══ Data
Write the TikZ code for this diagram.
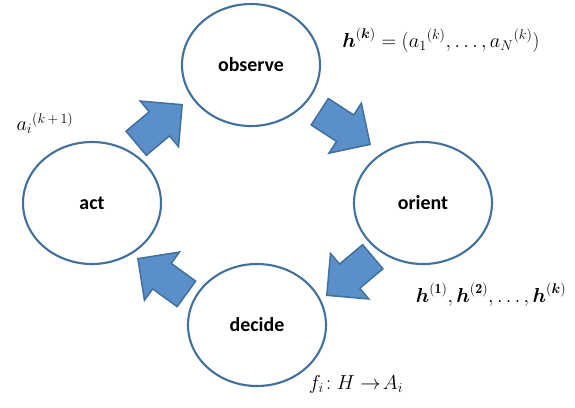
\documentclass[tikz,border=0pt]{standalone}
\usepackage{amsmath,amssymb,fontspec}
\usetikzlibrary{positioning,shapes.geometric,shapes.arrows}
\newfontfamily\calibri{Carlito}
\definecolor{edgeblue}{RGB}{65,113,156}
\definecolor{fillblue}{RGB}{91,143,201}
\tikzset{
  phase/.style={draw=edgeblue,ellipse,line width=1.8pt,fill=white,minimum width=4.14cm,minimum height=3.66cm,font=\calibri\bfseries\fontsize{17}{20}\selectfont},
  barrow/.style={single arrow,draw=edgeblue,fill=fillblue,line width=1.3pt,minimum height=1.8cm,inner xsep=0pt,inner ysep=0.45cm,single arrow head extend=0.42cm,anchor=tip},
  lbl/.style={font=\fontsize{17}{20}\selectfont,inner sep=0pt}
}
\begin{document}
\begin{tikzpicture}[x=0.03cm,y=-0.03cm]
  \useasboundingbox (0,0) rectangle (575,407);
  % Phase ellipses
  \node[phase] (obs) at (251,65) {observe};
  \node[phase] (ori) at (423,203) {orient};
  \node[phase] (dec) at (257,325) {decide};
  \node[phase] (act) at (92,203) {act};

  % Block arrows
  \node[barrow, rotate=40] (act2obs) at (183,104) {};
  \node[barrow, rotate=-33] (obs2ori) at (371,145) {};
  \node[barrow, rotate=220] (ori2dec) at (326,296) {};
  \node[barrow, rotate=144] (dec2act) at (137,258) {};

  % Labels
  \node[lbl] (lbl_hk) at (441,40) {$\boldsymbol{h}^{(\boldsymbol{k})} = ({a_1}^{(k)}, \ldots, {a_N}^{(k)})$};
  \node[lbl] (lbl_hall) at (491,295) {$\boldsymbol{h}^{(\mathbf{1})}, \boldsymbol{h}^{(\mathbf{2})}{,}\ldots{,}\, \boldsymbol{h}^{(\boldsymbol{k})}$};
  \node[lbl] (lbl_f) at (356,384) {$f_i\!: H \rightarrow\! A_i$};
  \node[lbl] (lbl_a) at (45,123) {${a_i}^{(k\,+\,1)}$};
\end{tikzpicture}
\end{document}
════
| Given exercise |
Copy out all of the material exactly as written, without its pictures.

| Final result |
Write the TikZ code for this diagram.
\documentclass[tikz,border=0pt]{standalone}
\usepackage{amsmath,amssymb,fontspec}
\usetikzlibrary{positioning,shapes.geometric,shapes.arrows}
\newfontfamily\calibri{Carlito}
\definecolor{edgeblue}{RGB}{65,113,156}
\definecolor{fillblue}{RGB}{91,143,201}
\tikzset{
  phase/.style={draw=edgeblue,ellipse,line width=1.8pt,fill=white,minimum width=4.14cm,minimum height=3.66cm,font=\calibri\bfseries\fontsize{17}{20}\selectfont},
  barrow/.style={single arrow,draw=edgeblue,fill=fillblue,line width=1.3pt,minimum height=1.8cm,inner xsep=0pt,inner ysep=0.45cm,single arrow head extend=0.42cm,anchor=tip},
  lbl/.style={font=\fontsize{17}{20}\selectfont,inner sep=0pt}
}
\begin{document}
\begin{tikzpicture}[x=0.03cm,y=-0.03cm]
  \useasboundingbox (0,0) rectangle (575,407);
  % Phase ellipses
  \node[phase] (obs) at (251,65) {observe};
  \node[phase] (ori) at (423,203) {orient};
  \node[phase] (dec) at (257,325) {decide};
  \node[phase] (act) at (92,203) {act};

  % Block arrows
  \node[barrow, rotate=40] (act2obs) at (183,104) {};
  \node[barrow, rotate=-33] (obs2ori) at (371,145) {};
  \node[barrow, rotate=220] (ori2dec) at (326,296) {};
  \node[barrow, rotate=144] (dec2act) at (137,258) {};

  % Labels
  \node[lbl] (lbl_hk) at (441,40) {$\boldsymbol{h}^{(\boldsymbol{k})} = ({a_1}^{(k)}, \ldots, {a_N}^{(k)})$};
  \node[lbl] (lbl_hall) at (491,295) {$\boldsymbol{h}^{(\mathbf{1})}, \boldsymbol{h}^{(\mathbf{2})}{,}\ldots{,}\, \boldsymbol{h}^{(\boldsymbol{k})}$};
  \node[lbl] (lbl_f) at (356,384) {$f_i\!: H \rightarrow\! A_i$};
  \node[lbl] (lbl_a) at (45,123) {${a_i}^{(k\,+\,1)}$};
\end{tikzpicture}
\end{document}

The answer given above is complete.